### What is expected
Below is a listing. Return the lines from the one that contains "Generate a Python" to the one that contains "1.5e-5, 2e-5, 2.5e-5]", both ends included, verbatim and with no pictures.

(Plotting code records)
····················

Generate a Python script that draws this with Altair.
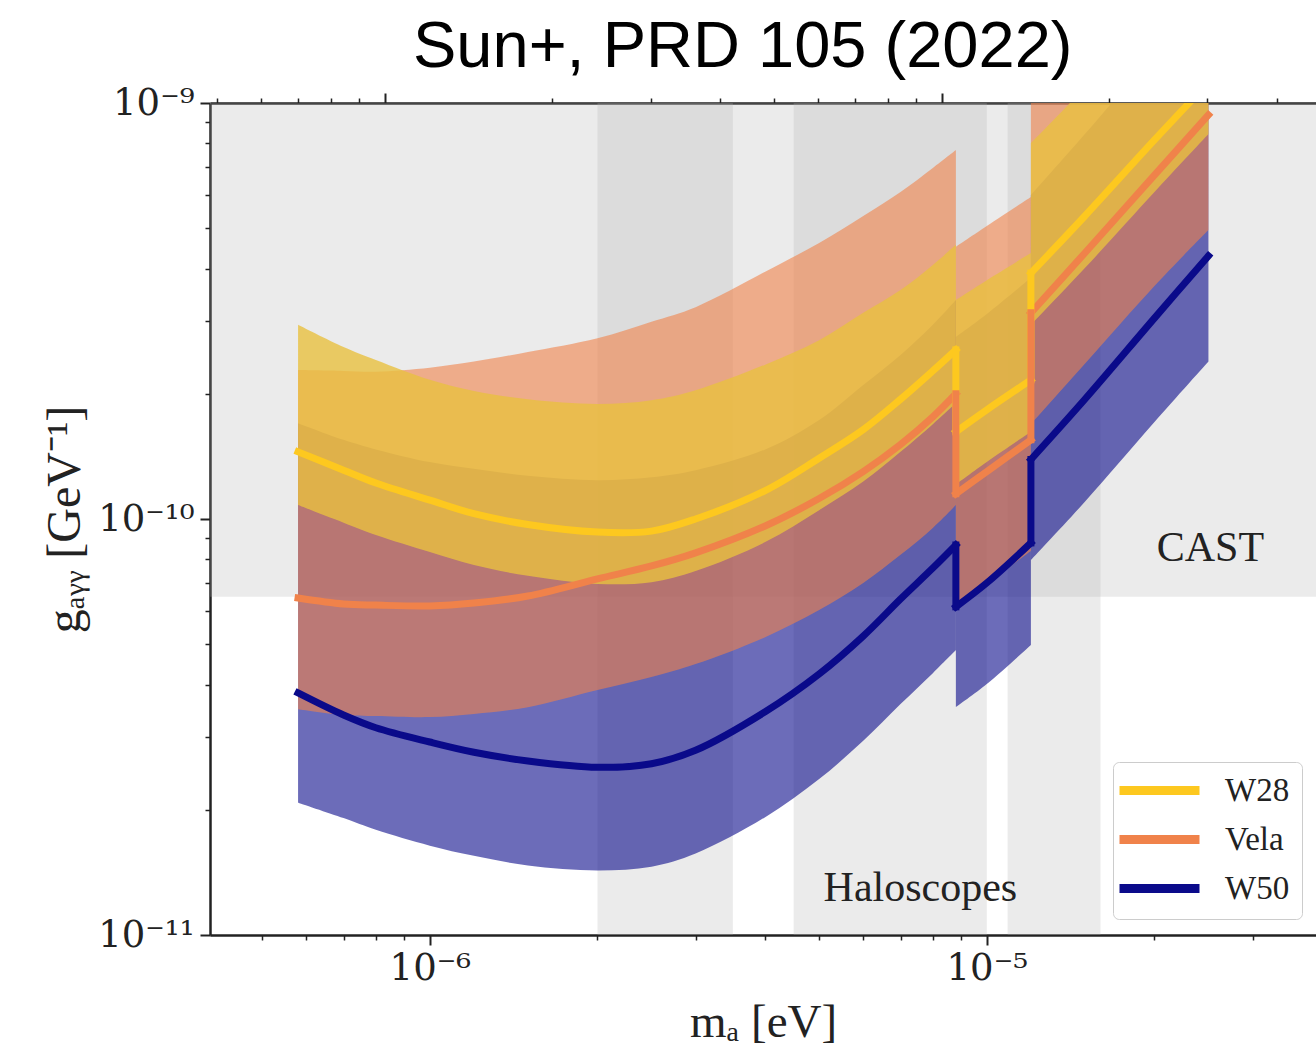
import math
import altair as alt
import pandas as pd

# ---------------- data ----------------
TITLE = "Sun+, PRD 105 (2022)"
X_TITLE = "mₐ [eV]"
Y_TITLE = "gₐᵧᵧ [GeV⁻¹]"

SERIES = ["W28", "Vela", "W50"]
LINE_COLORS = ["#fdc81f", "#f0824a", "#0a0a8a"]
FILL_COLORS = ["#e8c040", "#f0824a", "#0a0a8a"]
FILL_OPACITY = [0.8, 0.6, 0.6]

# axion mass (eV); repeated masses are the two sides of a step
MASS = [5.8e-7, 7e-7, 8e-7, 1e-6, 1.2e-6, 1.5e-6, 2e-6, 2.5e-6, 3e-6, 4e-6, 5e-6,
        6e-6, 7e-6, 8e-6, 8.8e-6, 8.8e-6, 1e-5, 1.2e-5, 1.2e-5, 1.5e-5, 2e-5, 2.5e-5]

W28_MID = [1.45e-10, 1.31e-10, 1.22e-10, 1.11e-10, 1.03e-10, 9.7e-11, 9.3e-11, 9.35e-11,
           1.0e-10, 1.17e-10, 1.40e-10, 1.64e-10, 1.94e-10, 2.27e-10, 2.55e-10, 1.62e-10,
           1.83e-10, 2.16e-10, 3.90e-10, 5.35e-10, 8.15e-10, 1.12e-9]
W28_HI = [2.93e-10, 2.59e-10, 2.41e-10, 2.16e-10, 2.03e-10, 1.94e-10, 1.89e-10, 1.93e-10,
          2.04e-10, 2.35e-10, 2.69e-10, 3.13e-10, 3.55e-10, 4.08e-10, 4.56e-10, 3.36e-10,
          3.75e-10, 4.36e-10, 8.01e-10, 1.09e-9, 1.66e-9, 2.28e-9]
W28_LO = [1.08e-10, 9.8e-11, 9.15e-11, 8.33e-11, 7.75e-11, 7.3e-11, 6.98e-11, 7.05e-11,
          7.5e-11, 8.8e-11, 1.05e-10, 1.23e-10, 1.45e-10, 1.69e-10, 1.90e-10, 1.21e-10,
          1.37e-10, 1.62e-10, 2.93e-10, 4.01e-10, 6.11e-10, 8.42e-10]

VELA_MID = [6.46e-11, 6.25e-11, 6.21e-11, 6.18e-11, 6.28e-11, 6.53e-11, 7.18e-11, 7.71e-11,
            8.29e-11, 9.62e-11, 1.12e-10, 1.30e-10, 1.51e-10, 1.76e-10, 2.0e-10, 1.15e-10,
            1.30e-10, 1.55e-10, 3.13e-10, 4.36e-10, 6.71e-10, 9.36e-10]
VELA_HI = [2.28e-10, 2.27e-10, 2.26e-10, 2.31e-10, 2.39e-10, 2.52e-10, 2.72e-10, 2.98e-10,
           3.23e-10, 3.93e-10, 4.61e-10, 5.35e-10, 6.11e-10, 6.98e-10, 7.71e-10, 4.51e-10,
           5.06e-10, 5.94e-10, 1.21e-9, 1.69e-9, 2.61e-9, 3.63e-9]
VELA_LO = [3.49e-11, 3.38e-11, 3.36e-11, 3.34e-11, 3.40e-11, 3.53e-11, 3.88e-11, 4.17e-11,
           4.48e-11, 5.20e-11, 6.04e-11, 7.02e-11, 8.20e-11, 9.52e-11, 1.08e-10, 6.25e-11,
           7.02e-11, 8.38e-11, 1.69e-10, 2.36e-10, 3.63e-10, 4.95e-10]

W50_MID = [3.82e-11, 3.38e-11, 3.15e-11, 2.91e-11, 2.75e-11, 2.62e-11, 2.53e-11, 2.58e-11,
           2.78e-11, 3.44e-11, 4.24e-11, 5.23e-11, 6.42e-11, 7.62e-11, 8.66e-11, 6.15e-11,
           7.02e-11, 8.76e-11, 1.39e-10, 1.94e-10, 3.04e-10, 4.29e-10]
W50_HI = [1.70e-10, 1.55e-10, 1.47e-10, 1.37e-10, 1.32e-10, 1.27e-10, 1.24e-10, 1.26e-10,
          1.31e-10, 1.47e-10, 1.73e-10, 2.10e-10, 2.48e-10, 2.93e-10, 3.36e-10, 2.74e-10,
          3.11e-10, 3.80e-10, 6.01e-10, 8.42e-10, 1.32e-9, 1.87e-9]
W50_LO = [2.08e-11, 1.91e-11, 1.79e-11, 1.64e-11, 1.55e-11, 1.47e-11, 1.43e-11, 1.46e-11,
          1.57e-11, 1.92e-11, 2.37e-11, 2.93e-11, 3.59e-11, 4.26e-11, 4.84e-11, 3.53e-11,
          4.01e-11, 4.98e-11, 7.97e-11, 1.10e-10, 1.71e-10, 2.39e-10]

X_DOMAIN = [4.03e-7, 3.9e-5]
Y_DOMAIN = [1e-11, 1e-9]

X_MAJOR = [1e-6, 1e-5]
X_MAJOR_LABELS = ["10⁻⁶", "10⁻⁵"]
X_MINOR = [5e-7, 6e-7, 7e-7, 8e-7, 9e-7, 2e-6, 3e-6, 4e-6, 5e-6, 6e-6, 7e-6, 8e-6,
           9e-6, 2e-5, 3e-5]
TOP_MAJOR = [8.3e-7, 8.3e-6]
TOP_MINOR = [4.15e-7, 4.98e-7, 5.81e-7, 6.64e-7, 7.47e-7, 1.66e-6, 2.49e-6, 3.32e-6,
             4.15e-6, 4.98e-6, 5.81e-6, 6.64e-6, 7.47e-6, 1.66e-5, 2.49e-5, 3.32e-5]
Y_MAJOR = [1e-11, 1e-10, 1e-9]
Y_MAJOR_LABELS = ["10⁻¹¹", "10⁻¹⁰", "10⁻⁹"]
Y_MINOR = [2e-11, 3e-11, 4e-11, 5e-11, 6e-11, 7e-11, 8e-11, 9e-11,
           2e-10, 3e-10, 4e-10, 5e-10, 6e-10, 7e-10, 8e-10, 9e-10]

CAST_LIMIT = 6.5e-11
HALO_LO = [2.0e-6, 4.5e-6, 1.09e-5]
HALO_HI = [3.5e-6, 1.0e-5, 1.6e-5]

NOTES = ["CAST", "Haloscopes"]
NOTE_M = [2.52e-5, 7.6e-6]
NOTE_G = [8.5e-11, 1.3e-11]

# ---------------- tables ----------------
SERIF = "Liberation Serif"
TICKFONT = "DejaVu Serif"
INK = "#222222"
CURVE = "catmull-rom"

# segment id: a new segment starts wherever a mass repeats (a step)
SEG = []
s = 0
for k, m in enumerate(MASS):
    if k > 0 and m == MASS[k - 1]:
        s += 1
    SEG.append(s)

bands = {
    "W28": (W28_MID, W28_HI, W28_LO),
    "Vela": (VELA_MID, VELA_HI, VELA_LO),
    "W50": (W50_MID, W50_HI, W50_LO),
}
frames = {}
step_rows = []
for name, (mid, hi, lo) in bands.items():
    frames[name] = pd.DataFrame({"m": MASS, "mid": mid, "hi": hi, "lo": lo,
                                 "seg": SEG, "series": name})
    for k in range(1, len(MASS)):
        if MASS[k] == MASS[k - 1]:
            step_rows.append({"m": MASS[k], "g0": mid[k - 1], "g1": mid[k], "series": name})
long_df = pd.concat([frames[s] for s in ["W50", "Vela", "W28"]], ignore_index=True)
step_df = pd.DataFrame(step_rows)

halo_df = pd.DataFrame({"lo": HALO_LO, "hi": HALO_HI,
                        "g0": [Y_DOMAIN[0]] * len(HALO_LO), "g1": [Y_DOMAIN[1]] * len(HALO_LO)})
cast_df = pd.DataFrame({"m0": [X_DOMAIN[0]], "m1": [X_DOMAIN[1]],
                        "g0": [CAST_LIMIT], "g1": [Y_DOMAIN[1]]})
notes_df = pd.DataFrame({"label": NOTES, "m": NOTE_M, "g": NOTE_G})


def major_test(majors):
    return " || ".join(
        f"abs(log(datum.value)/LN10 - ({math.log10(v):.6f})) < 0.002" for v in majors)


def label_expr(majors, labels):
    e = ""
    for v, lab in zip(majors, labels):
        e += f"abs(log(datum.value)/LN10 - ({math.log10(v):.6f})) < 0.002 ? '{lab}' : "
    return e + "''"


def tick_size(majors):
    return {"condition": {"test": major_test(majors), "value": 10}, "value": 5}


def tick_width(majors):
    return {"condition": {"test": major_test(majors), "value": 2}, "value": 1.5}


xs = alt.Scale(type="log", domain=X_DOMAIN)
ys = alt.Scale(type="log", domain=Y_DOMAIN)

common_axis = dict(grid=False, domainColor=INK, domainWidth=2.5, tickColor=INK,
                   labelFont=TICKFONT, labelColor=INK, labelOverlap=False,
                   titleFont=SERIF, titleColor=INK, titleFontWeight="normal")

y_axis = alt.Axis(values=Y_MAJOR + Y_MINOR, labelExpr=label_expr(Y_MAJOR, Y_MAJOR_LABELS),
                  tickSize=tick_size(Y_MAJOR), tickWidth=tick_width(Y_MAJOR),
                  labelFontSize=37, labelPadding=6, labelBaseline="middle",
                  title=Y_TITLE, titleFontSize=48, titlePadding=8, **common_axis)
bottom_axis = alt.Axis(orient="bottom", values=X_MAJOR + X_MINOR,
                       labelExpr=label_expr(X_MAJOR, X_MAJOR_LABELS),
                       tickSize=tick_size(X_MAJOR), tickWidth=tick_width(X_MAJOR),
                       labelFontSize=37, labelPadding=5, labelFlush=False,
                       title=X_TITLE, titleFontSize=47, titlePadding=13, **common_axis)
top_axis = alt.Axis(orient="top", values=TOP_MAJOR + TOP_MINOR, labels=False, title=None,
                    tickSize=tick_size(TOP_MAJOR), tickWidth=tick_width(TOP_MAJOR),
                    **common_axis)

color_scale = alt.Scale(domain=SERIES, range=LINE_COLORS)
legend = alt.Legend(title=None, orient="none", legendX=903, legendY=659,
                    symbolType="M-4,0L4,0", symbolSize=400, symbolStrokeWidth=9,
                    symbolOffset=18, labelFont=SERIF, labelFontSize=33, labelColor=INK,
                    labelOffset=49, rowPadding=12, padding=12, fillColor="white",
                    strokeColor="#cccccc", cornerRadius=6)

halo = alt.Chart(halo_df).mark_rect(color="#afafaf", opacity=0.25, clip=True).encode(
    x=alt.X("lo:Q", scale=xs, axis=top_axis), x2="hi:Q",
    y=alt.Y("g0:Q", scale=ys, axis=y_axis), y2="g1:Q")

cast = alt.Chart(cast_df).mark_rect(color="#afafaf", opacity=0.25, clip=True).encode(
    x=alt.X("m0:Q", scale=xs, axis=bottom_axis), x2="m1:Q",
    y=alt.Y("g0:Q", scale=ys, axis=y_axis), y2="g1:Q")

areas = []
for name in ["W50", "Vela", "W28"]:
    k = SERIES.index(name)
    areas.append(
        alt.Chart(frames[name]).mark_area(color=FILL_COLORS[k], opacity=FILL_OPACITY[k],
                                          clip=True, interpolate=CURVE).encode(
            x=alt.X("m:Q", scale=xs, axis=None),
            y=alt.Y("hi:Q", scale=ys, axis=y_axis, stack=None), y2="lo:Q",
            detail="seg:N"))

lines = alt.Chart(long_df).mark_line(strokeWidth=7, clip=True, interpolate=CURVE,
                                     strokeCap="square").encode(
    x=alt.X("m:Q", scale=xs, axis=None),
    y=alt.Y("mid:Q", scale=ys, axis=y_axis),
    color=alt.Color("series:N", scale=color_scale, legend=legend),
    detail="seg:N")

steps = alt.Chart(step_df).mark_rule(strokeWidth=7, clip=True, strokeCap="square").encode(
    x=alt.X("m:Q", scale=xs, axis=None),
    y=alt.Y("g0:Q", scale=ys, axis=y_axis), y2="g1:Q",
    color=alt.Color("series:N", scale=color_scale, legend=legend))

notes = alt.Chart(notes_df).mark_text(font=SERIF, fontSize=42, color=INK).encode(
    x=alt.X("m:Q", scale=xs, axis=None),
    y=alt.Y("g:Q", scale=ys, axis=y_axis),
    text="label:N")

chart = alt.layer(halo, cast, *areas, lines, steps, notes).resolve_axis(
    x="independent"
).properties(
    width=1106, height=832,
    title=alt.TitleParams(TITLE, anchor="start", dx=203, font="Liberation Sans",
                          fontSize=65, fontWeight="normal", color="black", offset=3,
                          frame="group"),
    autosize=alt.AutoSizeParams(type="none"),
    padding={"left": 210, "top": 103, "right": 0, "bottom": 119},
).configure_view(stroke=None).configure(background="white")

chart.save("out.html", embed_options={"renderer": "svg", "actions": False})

····················

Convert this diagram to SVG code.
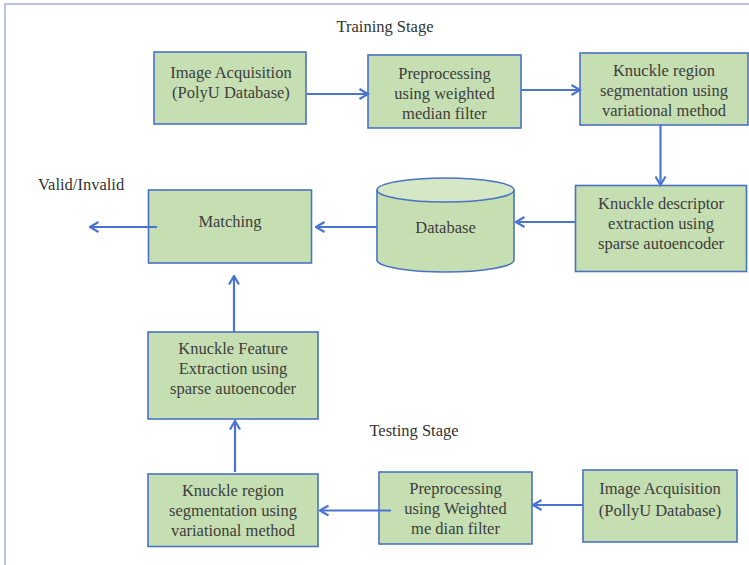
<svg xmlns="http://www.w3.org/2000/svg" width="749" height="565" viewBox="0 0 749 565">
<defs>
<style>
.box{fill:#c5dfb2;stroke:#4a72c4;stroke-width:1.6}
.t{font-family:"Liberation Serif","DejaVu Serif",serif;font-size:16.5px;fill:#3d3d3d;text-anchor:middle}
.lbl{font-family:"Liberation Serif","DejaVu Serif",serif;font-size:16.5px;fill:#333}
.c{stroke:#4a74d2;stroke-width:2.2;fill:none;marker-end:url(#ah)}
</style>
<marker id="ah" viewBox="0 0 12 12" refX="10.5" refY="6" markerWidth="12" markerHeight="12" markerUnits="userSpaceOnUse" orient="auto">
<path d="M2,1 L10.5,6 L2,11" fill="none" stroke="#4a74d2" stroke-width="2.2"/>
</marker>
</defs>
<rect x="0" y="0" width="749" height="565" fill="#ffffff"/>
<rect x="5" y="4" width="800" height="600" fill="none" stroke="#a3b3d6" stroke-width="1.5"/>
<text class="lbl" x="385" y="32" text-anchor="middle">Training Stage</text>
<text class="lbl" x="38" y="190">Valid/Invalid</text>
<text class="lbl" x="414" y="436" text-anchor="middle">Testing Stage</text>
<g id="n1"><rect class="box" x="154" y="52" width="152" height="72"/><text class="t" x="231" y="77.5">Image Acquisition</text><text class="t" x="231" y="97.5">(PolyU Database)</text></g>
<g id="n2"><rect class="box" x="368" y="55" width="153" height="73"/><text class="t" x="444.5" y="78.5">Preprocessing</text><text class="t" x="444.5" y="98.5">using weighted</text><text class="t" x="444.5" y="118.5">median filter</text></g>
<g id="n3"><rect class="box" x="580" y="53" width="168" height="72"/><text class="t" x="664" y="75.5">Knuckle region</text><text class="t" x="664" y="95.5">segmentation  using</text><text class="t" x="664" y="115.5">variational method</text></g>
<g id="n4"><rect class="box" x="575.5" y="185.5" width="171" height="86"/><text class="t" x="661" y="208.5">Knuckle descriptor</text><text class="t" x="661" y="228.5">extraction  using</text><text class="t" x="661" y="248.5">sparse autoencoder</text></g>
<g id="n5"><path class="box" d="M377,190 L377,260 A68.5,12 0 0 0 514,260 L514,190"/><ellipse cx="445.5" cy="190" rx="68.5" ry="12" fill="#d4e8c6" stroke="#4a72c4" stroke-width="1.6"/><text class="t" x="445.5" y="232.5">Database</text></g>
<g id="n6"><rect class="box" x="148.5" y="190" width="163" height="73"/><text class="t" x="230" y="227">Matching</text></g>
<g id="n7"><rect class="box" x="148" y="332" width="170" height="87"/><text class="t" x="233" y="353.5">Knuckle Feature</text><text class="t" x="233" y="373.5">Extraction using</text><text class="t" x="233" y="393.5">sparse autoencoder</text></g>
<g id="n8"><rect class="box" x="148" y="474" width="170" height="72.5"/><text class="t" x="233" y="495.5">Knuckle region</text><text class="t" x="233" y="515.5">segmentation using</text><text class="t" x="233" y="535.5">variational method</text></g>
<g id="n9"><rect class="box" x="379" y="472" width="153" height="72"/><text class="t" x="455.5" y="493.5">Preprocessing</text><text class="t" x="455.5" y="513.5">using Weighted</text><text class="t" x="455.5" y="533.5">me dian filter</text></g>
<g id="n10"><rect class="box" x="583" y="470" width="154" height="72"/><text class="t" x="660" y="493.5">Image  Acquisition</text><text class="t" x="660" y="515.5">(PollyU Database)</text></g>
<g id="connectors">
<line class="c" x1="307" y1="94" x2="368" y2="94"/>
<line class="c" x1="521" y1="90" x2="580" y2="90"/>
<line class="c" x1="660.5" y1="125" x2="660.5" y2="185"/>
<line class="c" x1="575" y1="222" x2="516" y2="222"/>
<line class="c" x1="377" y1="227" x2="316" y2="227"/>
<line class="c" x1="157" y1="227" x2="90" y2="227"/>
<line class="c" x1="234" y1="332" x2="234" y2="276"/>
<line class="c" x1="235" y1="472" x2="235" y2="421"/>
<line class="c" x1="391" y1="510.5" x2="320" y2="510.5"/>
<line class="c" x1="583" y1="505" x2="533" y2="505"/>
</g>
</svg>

····················

### Answer to the exercise
Generate a Python script that draws this with Altair.
import math
import altair as alt
import pandas as pd

# ---------------- data ----------------
TITLE = "Sun+, PRD 105 (2022)"
X_TITLE = "mₐ [eV]"
Y_TITLE = "gₐᵧᵧ [GeV⁻¹]"

SERIES = ["W28", "Vela", "W50"]
LINE_COLORS = ["#fdc81f", "#f0824a", "#0a0a8a"]
FILL_COLORS = ["#e8c040", "#f0824a", "#0a0a8a"]
FILL_OPACITY = [0.8, 0.6, 0.6]

# axion mass (eV); repeated masses are the two sides of a step
MASS = [5.8e-7, 7e-7, 8e-7, 1e-6, 1.2e-6, 1.5e-6, 2e-6, 2.5e-6, 3e-6, 4e-6, 5e-6,
        6e-6, 7e-6, 8e-6, 8.8e-6, 8.8e-6, 1e-5, 1.2e-5, 1.2e-5, 1.5e-5, 2e-5, 2.5e-5]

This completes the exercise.